When I reread the story “Vandals” in the Open Secrets selection, I realized how cruel Munro is. She goes all the way into her daughter’s perspective through fiction and dissects herself. Through the eyes of the harmed little girl, Liza, she watches herself acting through the character Bea: how she falls uncontrollably in love with that beast of a man, how she becomes enamored of that madness. His jokes split her in two from head to toe; she crashes headlong into his silence—the slabs of that frigid darkness. Bea shapes herself into someone who “can endure this madness,” and lives with that beastly man for the rest of her life. I imagine the things Andrea said when she accused her—Munro must have accused herself a thousand times over, in every possible language, judging herself through different plots and stories. Otherwise she could never have written that shocking truth—through Liza’s words: “She could have spread safety, if she had chosen to.” Yes. She didn’t choose to protect her daughter. She understood the brutal truth and still let it happen, turning it into fuel for literature. Maybe this is a sacrifice to literature—one that also sacrifices her daughter, unjustly—or maybe she was too cowardly to bear the consequences of enacting justice in real life, so she could only confess through literature. I know many people, after this was revealed, feel Munro’s work should be boycotted, but I don’t think so… I simply love her literature even more, because no matter what, she is absolutely honest with literature, pouring everything she has into it.

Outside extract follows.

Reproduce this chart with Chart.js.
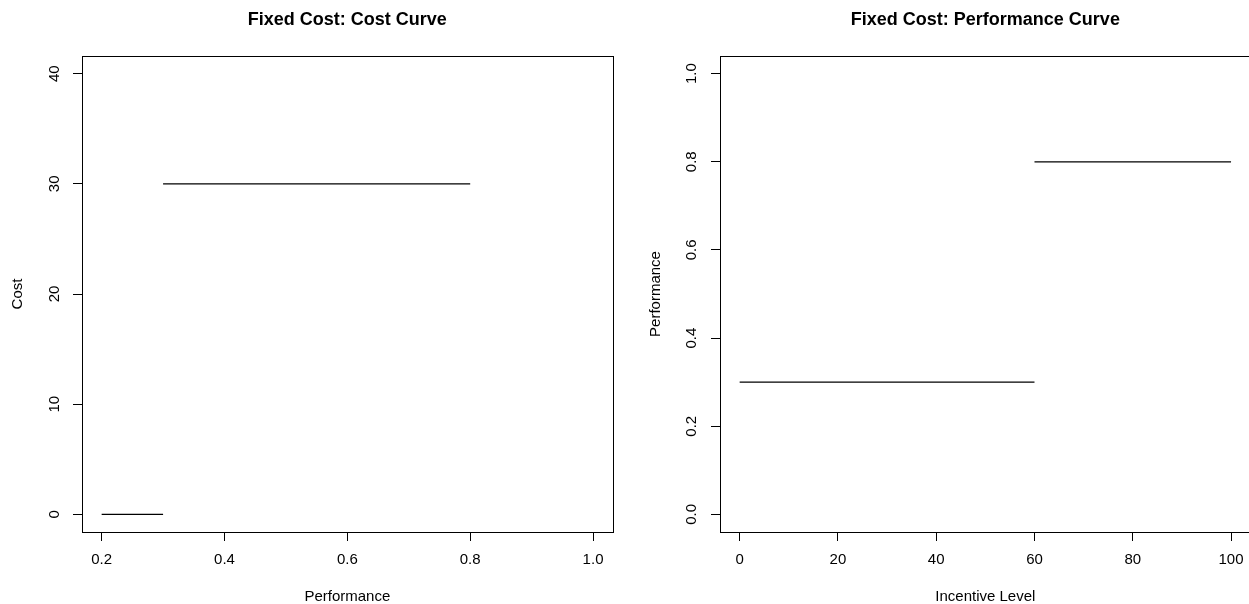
<!DOCTYPE html>
<html>
<head>
<meta charset="utf-8">
<script src="https://cdn.jsdelivr.net/npm/chart.js@4.4.1/dist/chart.umd.min.js"></script>
<style>
  html, body { margin: 0; padding: 0; background: #fff; overflow: hidden; }
  canvas { position: absolute; top: 0; }
  #costChart { left: 0; }
  #perfChart { left: 625px; }
</style>
</head>
<body>
<canvas id="costChart" width="625" height="604"></canvas>
<canvas id="perfChart" width="630" height="604"></canvas>
<script>
// left panel: cost vs performance (step segments)
const costSegX = [[0.2, 0.3], [0.3, 0.8]];
const costSegY = [0, 30];
const costXTicks = [0.2, 0.4, 0.6, 0.8, 1.0];
const costYTicks = [0, 10, 20, 30, 40];
const costXLim = [0.2, 1.0];
const costYLim = [0, 40];

// right panel: performance vs incentive level
const perfSegX = [[0, 60], [60, 100]];
const perfSegY = [0.3, 0.8];
const perfXTicks = [0, 20, 40, 60, 80, 100];
const perfYTicks = [0.0, 0.2, 0.4, 0.6, 0.8, 1.0];
const perfXLim = [0, 100];
const perfYLim = [0, 1];

Chart.defaults.font.family = "'Liberation Sans', Arial, Helvetica, sans-serif";
Chart.defaults.color = '#000';

// R style: full box round the plot region
const boxFrame = {
  id: 'boxFrame',
  afterDraw: (chart) => {
    const {ctx, chartArea: a} = chart;
    ctx.save();
    ctx.strokeStyle = '#000';
    ctx.lineWidth = 1;
    const l = Math.round(a.left) + 0.5, t = Math.round(a.top) + 0.5;
    ctx.strokeRect(l, t, Math.round(a.right) - Math.round(a.left), Math.round(a.bottom) - Math.round(a.top));
    ctx.restore();
  }
};

const segments = (xs, ys) => xs.map((pair, i) => ({
  data: pair.map(x => ({x: x, y: ys[i]})),
  borderColor: '#000',
  borderWidth: 1.3,
  pointRadius: 0,
  fill: false,
  tension: 0
}));

const axis = (tickVals, lim, digits, label, horizontal, size, tickPad, titlePad) => {
  const ext = 0.04 * (lim[1] - lim[0]);
  return {
    type: 'linear',
    position: horizontal ? 'bottom' : 'left',
    min: lim[0] - ext,
    max: lim[1] + ext,
    afterBuildTicks: (s) => { s.ticks = tickVals.map(v => ({value: v})); },
    afterFit: (s) => { if (horizontal) s.height = size; else s.width = size; },
    grid: { drawOnChartArea: false, drawTicks: true, tickLength: 9, color: '#000', lineWidth: 1 },
    border: { display: false },
    ticks: {
      autoSkip: false,
      font: { size: 15 },
      color: '#000',
      padding: tickPad,
      minRotation: horizontal ? 0 : 90,
      maxRotation: horizontal ? 0 : 90,
      crossAlign: horizontal ? 'near' : 'center',
      callback: (v) => Number(v).toFixed(digits)
    },
    title: {
      display: true,
      text: label,
      color: '#000',
      font: { size: 15, lineHeight: 1.2 },
      padding: horizontal ? { top: 0, bottom: -2 } : { top: titlePad, bottom: 0 }
    }
  };
};

const drawPanel = (id, title, xs, ys, xAxis, yAxis, padRight) => {
  new Chart(document.getElementById(id), {
    type: 'line',
    data: { datasets: segments(xs, ys) },
    options: {
      responsive: false,
      animation: false,
      devicePixelRatio: 1,
      layout: { padding: { left: 0, right: padRight, top: 0, bottom: 0 } },
      plugins: {
        legend: { display: false },
        tooltip: { enabled: false },
        title: {
          display: true,
          fullSize: false,
          text: title,
          color: '#000',
          font: { size: 18, weight: 'bold', lineHeight: 1.2 },
          padding: { top: 9.2, bottom: 25.2 }
        }
      },
      scales: { x: xAxis, y: yAxis }
    },
    plugins: [boxFrame]
  });
};

drawPanel('costChart', 'Fixed Cost: Cost Curve', costSegX, costSegY,
  axis(costXTicks, costXLim, 1, 'Performance', true, 72, 10),
  axis(costYTicks, costYLim, 0, 'Cost', false, 82, 9.7, 9),
  12.3);

drawPanel('perfChart', 'Fixed Cost: Performance Curve', perfSegX, perfSegY,
  axis(perfXTicks, perfXLim, 0, 'Incentive Level', true, 72, 10),
  axis(perfYTicks, perfYLim, 1, 'Performance', false, 95, 8.6, 22),
  4.3);
</script>
</body>
</html>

In that New Yorker essay, Munro’s other daughter Jenny says, “There’s nothing more compelling than a conversation with my mom.” I understand that too well. For a long time I couldn’t understand why I’m always more forgiving of those shining people—why, after knowing so much, I still love him/her. Munro’s story helped me understand a little: this love exists because I love what they love; I can empathize with their fierce and real devotion to something… That revelation also let me set down some psychological burden and slowly accept that I can still love someone even if they are terrible and abusive some or all of the time.
I don’t know when I’ll have time again to start writing fiction. Recently, it feels like science has pulled me back in. But now I don’t think that’s a bad thing. I can only take the glory and give everything. Because once again, the stars have aligned. Because most of life is dust—and when you find a diamond, you can only hold on tight… I can’t throw it away in search of a bigger, brighter one. Wish me luck.